怠慢と弁解

 

度々「美味しそうなもの食べてますよね」と言われる私であるが、実際のところ私は美食家というわけではない。どちらかといえば、効率のために美味しさとその探求ををかなぐり捨てるタイプの人間である。

まず現金しか使えない店にはなるたけ入りたくない(クレジット対応にしろ!と憤っているわけではなく、大体財布の中身が素寒貧だからだ。クレジットなら財布の中身が素寒貧でも勝手に来月の給与から差し引かれる。来月の私、頑張れ)だから大概は現金支払いを回避するために個人店を避け、大型商業施設のレストランにしけこむ。

 

商業施設のレストランは大概大当たりもしないかもしれないが、大外れも引きにくい。平均よりやや上程度の食事を安定して提供してくれるのだ。

あと朝が弱い私はどうしても行動開始が遅い。通し営業率もそれなりに高いため、昼食を食べ損ねた時であっても食事にありつきやすい。また目が飛び出るような高級店はあれども、そればかりが並ぶということもそこまでない。

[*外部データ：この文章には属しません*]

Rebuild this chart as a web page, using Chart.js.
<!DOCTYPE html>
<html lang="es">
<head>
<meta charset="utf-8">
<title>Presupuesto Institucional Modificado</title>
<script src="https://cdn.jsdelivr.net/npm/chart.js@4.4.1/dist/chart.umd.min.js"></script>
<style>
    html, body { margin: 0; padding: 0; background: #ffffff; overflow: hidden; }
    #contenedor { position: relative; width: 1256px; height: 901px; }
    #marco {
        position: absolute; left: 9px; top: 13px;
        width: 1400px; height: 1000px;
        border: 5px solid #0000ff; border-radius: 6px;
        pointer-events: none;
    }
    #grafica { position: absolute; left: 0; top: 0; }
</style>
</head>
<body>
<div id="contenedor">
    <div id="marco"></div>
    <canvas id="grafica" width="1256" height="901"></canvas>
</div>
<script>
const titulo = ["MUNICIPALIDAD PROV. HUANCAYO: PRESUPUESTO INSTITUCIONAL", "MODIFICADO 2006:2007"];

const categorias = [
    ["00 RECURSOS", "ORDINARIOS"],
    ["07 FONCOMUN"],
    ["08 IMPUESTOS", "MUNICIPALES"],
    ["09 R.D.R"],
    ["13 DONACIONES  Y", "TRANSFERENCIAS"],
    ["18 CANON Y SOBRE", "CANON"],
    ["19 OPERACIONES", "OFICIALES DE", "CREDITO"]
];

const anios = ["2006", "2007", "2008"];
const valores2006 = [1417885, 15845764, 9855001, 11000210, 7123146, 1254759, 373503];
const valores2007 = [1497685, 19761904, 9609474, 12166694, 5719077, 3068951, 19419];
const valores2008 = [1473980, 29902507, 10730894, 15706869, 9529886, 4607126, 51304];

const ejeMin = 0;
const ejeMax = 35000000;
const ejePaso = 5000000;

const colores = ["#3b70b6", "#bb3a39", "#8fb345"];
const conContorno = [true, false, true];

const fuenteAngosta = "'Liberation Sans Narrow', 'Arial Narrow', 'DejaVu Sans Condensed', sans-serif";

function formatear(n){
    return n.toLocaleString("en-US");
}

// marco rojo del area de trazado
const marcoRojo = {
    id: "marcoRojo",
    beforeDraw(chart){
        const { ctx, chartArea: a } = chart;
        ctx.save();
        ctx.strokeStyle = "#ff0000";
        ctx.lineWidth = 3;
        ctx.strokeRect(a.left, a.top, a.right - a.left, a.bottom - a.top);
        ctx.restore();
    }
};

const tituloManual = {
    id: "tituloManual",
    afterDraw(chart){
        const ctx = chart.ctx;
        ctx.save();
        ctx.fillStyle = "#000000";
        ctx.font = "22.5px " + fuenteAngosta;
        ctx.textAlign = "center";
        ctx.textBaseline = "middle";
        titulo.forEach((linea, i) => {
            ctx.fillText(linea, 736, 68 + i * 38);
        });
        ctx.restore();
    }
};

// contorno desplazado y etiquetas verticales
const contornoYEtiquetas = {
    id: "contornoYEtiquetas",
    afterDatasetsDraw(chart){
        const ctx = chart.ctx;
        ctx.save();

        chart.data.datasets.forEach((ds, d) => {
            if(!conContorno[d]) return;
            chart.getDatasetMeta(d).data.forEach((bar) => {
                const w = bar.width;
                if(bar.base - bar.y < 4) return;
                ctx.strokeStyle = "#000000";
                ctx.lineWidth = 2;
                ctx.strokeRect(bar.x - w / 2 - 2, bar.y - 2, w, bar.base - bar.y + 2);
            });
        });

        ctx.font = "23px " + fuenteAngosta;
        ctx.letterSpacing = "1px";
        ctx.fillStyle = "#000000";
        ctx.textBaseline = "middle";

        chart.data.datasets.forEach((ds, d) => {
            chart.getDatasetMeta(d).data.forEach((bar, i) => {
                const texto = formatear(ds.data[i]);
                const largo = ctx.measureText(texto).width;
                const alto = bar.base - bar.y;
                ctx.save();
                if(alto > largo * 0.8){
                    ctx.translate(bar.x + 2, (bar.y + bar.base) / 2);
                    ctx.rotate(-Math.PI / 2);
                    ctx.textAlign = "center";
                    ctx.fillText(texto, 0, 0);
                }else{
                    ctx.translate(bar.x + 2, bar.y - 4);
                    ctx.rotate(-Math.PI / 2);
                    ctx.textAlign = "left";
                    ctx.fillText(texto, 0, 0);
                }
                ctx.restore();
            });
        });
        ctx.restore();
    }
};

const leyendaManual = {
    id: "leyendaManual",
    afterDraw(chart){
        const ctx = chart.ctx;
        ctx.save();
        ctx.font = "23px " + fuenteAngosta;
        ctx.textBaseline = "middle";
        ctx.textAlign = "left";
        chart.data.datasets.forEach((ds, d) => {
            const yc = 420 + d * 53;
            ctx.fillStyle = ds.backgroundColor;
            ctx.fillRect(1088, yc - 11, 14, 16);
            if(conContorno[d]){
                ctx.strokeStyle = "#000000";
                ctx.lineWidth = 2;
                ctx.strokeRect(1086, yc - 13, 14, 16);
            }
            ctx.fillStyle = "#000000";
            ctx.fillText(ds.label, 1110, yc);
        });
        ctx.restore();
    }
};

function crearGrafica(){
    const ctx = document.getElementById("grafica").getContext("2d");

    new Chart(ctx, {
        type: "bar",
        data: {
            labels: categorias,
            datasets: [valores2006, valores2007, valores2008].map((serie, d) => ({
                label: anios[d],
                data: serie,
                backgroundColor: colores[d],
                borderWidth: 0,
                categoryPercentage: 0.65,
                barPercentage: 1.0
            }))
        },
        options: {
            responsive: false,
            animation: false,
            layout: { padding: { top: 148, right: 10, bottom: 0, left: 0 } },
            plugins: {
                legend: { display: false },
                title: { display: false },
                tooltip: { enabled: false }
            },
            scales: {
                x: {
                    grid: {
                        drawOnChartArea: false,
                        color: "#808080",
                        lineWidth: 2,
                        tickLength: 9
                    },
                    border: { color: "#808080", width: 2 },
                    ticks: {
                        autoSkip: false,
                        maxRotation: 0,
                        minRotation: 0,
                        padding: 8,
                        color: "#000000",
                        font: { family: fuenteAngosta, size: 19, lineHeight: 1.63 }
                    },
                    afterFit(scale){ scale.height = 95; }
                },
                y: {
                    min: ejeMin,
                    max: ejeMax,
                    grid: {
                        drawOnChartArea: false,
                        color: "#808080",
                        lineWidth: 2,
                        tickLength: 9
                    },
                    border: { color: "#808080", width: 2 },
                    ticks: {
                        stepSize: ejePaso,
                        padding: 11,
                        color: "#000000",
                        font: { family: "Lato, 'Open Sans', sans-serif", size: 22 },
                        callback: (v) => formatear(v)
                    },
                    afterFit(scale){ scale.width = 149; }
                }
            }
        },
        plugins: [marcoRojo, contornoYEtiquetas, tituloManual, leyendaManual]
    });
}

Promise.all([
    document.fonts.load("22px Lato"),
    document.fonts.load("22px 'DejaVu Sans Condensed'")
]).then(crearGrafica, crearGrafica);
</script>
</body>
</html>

更に同行人がいるときならばある程度、気分と好みに対応しやすいという利点も大きい。

手間と労力と金をかけて食べる120点の食事よりも、横着をして食べる平均を多少上回る食事を常に摂り続けたい。

だからクレジットが使えなさそうな店は5000円のランチを食べるのと同等に腰が重いし、料理も同様である。いくら下手とは言え、継続すれば長い目で見れば多少は上達してコンビニ弁当より確実にまともなものを食べれるだろうが、そんな労力と時間を掛けるくらいならコンビニ弁当か松屋を買って帰るか大戸屋で食べる。

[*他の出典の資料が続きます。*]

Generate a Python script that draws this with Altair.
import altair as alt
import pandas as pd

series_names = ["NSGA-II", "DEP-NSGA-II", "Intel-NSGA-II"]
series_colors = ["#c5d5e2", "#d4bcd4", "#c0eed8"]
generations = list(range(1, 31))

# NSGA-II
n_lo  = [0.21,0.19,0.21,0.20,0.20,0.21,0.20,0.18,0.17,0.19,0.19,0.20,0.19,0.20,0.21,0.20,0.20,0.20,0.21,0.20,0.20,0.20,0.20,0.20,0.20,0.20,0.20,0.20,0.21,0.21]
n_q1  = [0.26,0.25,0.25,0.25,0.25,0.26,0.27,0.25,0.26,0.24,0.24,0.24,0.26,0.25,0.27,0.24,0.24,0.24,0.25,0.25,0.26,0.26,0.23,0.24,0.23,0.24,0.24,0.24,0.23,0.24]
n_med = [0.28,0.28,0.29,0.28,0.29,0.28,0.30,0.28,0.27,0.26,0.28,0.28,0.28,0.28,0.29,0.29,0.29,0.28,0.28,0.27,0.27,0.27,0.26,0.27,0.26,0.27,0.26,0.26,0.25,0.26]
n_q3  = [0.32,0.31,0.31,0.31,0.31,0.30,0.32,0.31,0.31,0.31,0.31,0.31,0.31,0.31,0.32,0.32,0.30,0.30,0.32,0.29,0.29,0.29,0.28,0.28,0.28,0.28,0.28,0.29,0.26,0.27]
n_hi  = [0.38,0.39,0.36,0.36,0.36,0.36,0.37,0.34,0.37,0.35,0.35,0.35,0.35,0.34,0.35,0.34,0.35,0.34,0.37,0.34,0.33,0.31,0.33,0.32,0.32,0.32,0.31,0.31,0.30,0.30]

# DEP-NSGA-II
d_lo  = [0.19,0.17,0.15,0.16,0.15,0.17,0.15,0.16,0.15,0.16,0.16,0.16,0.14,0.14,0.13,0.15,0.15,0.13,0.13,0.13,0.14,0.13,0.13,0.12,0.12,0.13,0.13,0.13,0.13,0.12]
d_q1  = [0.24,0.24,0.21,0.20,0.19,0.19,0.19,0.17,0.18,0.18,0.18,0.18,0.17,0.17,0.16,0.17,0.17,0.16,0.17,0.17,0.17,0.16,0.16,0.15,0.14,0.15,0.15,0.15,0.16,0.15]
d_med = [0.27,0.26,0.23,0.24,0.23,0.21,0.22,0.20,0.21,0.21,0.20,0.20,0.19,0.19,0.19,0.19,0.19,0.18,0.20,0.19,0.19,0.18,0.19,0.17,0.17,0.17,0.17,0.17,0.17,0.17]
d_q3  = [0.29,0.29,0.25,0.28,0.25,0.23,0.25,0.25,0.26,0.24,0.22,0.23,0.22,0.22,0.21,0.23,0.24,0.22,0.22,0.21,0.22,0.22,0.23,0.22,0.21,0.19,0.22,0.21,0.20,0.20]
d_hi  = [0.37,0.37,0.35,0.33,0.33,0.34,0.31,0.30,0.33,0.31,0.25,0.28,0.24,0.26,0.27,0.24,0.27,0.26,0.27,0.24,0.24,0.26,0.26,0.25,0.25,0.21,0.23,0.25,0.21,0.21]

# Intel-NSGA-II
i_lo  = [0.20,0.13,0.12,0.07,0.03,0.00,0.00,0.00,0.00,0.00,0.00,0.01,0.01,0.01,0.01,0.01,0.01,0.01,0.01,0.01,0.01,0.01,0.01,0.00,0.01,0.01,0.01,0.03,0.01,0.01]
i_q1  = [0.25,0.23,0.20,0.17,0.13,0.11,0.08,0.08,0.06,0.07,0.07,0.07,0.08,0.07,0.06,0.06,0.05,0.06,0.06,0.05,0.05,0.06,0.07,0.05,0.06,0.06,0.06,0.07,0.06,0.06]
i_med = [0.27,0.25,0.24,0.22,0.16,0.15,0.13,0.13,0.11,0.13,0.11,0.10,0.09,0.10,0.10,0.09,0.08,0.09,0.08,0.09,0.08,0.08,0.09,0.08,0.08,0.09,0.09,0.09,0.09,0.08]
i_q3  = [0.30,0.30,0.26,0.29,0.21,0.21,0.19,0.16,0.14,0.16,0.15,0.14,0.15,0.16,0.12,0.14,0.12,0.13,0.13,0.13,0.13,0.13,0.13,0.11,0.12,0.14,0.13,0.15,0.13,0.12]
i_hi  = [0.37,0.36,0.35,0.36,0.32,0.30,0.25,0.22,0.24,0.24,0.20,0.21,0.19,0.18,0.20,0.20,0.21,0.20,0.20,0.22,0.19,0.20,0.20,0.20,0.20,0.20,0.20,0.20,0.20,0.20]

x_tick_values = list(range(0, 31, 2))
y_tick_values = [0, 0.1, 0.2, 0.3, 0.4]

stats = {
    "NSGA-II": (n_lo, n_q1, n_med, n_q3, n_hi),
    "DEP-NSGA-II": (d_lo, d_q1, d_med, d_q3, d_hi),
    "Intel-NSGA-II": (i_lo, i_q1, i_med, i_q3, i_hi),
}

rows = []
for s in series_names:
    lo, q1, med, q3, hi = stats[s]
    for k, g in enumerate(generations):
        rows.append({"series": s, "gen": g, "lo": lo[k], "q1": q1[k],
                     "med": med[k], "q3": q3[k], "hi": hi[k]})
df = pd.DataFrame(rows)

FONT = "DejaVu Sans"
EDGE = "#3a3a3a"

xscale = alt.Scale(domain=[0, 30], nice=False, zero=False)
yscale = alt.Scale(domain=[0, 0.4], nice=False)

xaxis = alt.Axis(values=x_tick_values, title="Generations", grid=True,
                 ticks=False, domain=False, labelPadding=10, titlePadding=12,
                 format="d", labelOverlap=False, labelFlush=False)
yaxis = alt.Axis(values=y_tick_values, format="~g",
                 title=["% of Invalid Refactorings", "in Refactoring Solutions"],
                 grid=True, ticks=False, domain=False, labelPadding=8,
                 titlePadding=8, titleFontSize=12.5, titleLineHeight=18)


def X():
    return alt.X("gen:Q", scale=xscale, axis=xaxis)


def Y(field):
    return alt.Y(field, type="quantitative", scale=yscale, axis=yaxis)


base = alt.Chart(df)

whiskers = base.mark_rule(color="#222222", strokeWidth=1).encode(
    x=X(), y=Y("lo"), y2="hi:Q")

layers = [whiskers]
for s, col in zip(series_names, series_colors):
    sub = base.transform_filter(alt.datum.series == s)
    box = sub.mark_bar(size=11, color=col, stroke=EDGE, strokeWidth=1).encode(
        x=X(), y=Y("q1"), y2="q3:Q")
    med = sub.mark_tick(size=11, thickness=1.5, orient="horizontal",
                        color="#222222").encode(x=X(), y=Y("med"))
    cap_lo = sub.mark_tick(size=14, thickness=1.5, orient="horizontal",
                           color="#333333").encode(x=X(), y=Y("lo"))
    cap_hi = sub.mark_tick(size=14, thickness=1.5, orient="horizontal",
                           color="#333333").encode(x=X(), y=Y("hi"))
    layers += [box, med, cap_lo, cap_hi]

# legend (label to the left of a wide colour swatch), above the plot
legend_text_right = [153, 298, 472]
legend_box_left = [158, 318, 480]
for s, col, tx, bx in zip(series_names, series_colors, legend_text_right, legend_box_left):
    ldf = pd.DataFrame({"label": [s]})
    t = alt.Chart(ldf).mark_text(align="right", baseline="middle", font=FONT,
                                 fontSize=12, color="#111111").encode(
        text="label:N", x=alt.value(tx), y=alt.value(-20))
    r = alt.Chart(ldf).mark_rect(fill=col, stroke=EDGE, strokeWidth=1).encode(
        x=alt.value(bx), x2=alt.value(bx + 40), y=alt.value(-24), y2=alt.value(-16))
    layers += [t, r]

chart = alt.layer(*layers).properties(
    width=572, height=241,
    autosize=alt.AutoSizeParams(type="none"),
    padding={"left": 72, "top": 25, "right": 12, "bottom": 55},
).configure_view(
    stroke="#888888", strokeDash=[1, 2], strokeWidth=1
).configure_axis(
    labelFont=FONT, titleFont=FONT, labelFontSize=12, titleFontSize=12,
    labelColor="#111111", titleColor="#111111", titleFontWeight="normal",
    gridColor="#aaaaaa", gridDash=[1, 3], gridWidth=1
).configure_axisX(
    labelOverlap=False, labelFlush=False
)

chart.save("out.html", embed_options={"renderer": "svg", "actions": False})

大戸屋は美味しい。私のQOLは大戸屋に支えられてると言ってもいいだろう。大戸屋は偉大なるインフラだ。

このように食に対してコストと探究を渋りまくる私が美食家を名乗るのは些か、いやかなり恐れ多いというものである。

 

また「色んなとこで色んなもん食いやがって!」とも言われることがあるが、これは半分合っていて半分間違っている。事実「今日は何処其処、今度は何処其処」と食べ歩いてることは認めるが、これはあくなき探求心の下行っているわけではないから、この店よりも美味しい食事を求めてと言う具合に無限の探究をしない。

私は怠惰が人の形をなしたような人間である。そして私の住む首都圏には数え切れないほどの店がある。(色んな意味で)ピンからキリまで一生かかっても食べ切れないほどの店がある。その中から選択すること自体もまたコストでしかない。無限と言ってもいいほどの全数の中から「今日はどこで何を食べようか」などと迷うのが煩わしいのだ。

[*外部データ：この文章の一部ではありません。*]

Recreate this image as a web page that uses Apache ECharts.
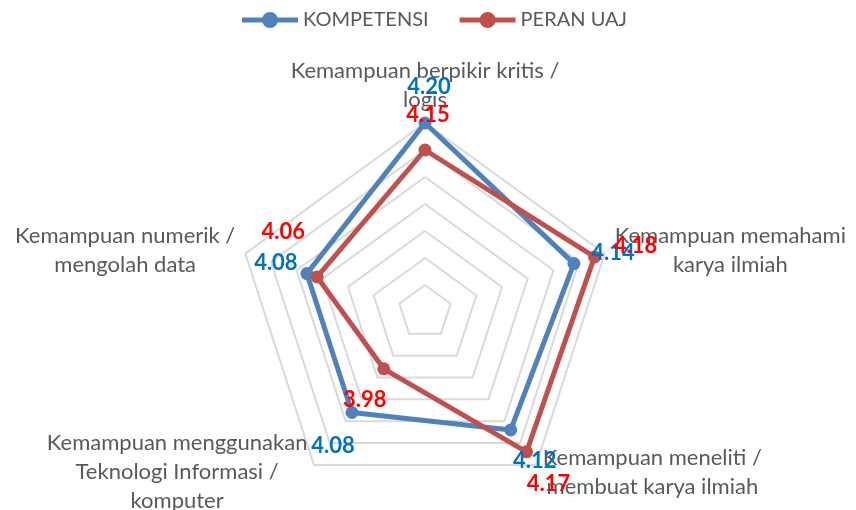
<!DOCTYPE html>
<html>
<head>
<meta charset="utf-8">
<title>Kompetensi vs Peran UAJ</title>
<script src="https://cdn.jsdelivr.net/npm/echarts@6/dist/echarts.min.js"></script>
<style>
    html, body { margin: 0; padding: 0; background: #fff; }
    #chart_container { width: 856px; height: 510px; }
</style>
</head>
<body>
<div id="chart_container"></div>
<script>
// kategori searah jarum jam, mulai dari atas (urutan seperti di Excel)
var categories = [
    'Kemampuan berpikir kritis /\nlogis',
    'Kemampuan memahami\nkarya ilmiah',
    'Kemampuan meneliti /\nmembuat karya ilmiah',
    'Kemampuan menggunakan\nTeknologi Informasi /\nkomputer',
    'Kemampuan numerik /\nmengolah data'
];
var seriesNames = ['KOMPETENSI', 'PERAN UAJ'];
var kompetensi = [4.20, 4.14, 4.12, 4.08, 4.08];
var peranUaj = [4.15, 4.18, 4.17, 3.98, 4.06];
var axisMin = 3.85, axisMax = 4.20, splitCount = 7;

// echarts radar berputar berlawanan jarum jam -> susun ulang
var order = [0, 4, 3, 2, 1];
function reorder(arr) {
    return order.map(function (i) { return arr[i]; });
}

var colors = ['#4F81BD', '#C0504D'];
var labelColors = ['#0070C0', '#FF0000'];
// geser label angka (dx, dy) per kategori, supaya mirip posisi di Excel
var labelShift = [
    [[4, -36], [39, -11], [24, 31], [-19, 33], [-31, -11]],
    [[3, -35], [41, -11], [22, 32], [-19, 31], [-34, -45]]
];

var nameFont = 22;
var ctx = document.createElement('canvas').getContext('2d');
ctx.font = nameFont + 'px Lato';

// lebar tiap nama kategori (baris terpanjang) supaya bisa rata tengah
var nameRich = {};
categories.forEach(function (c, i) {
    var w = 0;
    c.split('\n').forEach(function (l) { w = Math.max(w, ctx.measureText(l).width); });
    nameRich['n' + i] = {
        width: Math.ceil(w) + 2, align: 'center',
        color: '#595959', fontFamily: 'Lato', fontSize: nameFont, lineHeight: 29
    };
});

function valueRich(color, shifts) {
    var rich = {};
    shifts.forEach(function (s, i) {
        var dx = s[0], dy = s[1];
        rich['v' + i] = {
            color: color, fontFamily: 'Lato', fontWeight: 'bold', fontSize: 22, lineHeight: 24,
            padding: [Math.max(0, 2 * dy), Math.max(0, -2 * dx), Math.max(0, -2 * dy), Math.max(0, 2 * dx)]
        };
    });
    return rich;
}

function makeLabel(k) {
    return {
        show: true,
        position: 'inside',
        formatter: function (p) {
            var v = Number(p.value).toFixed(2);
            if (p.dimensionIndex == null) return v;
            return '{v' + order[p.dimensionIndex] + '|' + v + '}';
        },
        rich: valueRich(labelColors[k], labelShift[k])
    };
}

// ikon legend: garis + bulatan
var lineDot = 'path://M0,6h56v5H0z M20,8.5a8,8 0 1,1 16,0a8,8 0 1,1 -16,0z';

var seriesValues = [kompetensi, peranUaj];

var dom = document.getElementById('chart_container');
var myChart = echarts.init(dom);
var option = {
    animation: false,
    backgroundColor: '#fff',
    legend: {
        top: 5,
        left: 237,
        itemGap: 31,
        itemWidth: 56,
        itemHeight: 16,
        textStyle: { color: '#595959', fontFamily: 'Lato', fontSize: 20 },
        data: seriesNames.map(function (n) { return { name: n, icon: lineDot }; })
    },
    radar: {
        center: [425, 312],
        radius: 189,
        startAngle: 90,
        splitNumber: splitCount,
        shape: 'polygon',
        nameGap: 9,
        indicator: order.map(function (i) {
            return { name: categories[i], min: axisMin, max: axisMax };
        }),
        axisName: {
            formatter: function (name) {
                var i = categories.indexOf(name);
                return name.split('\n').map(function (l) {
                    return '{n' + i + '|' + l + '}';
                }).join('\n');
            },
            rich: nameRich
        },
        axisLine: { show: false },
        axisTick: { show: false },
        axisLabel: { show: false },
        splitLine: { lineStyle: { color: '#D9D9D9', width: 2 } },
        splitArea: { show: false }
    },
    series: [{
        type: 'radar',
        symbol: 'circle',
        symbolSize: 13,
        data: seriesNames.map(function (n, k) {
            return {
                name: n,
                value: reorder(seriesValues[k]),
                lineStyle: { color: colors[k], width: 5, join: 'round' },
                itemStyle: { color: colors[k] },
                label: makeLabel(k)
            };
        })
    }]
};

if (option && typeof option === 'object') {
    myChart.setOption(option, true);
}
</script>
</body>
</html>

この気分の時はここに行けば間違いないだろうという店が多くとも三つもあればいい。価格、味、決済方法などを総合的に加味した上で「間違いない」店を決めたいのだ。私はそれを決めるために食べ歩いているだけでしかない。

実際、一度「ここだ!」という店が数か所決まったら(たまに気になるところに赴くことはあれど)そのメニューを求めて食べ歩くことはぱったりとなくなる。任意の店に行けば間違いなくクオリティの保証された食事を食べることができるからだ。探索の必要はもうない。

ただし、私はこの「選りすぐり」を決めるまでが異常に長い。故に「色んなとこで色んなもん食ってやがる」ように映るというわけである。(まあ実際色んなところで色んな物食ってるのは否めないが)

 

要するに私はこと店選びという点で横着をしたいだけなのだ。

ただ、味覚なんてものは所詮人それぞれだし、食べログの百名店だ評価が4.0を超えているだの言われようが、自分で食べなければそれがいいか悪いかの判別はつかない。百名店だろうが合わない店は合わないし、評価が3.5以下だろうが美味しい店はある。

だから最終的には自分の足で稼ぐ他ない。その過程でたまたま美味しい店に当たった、ただそれだけのことなのだ。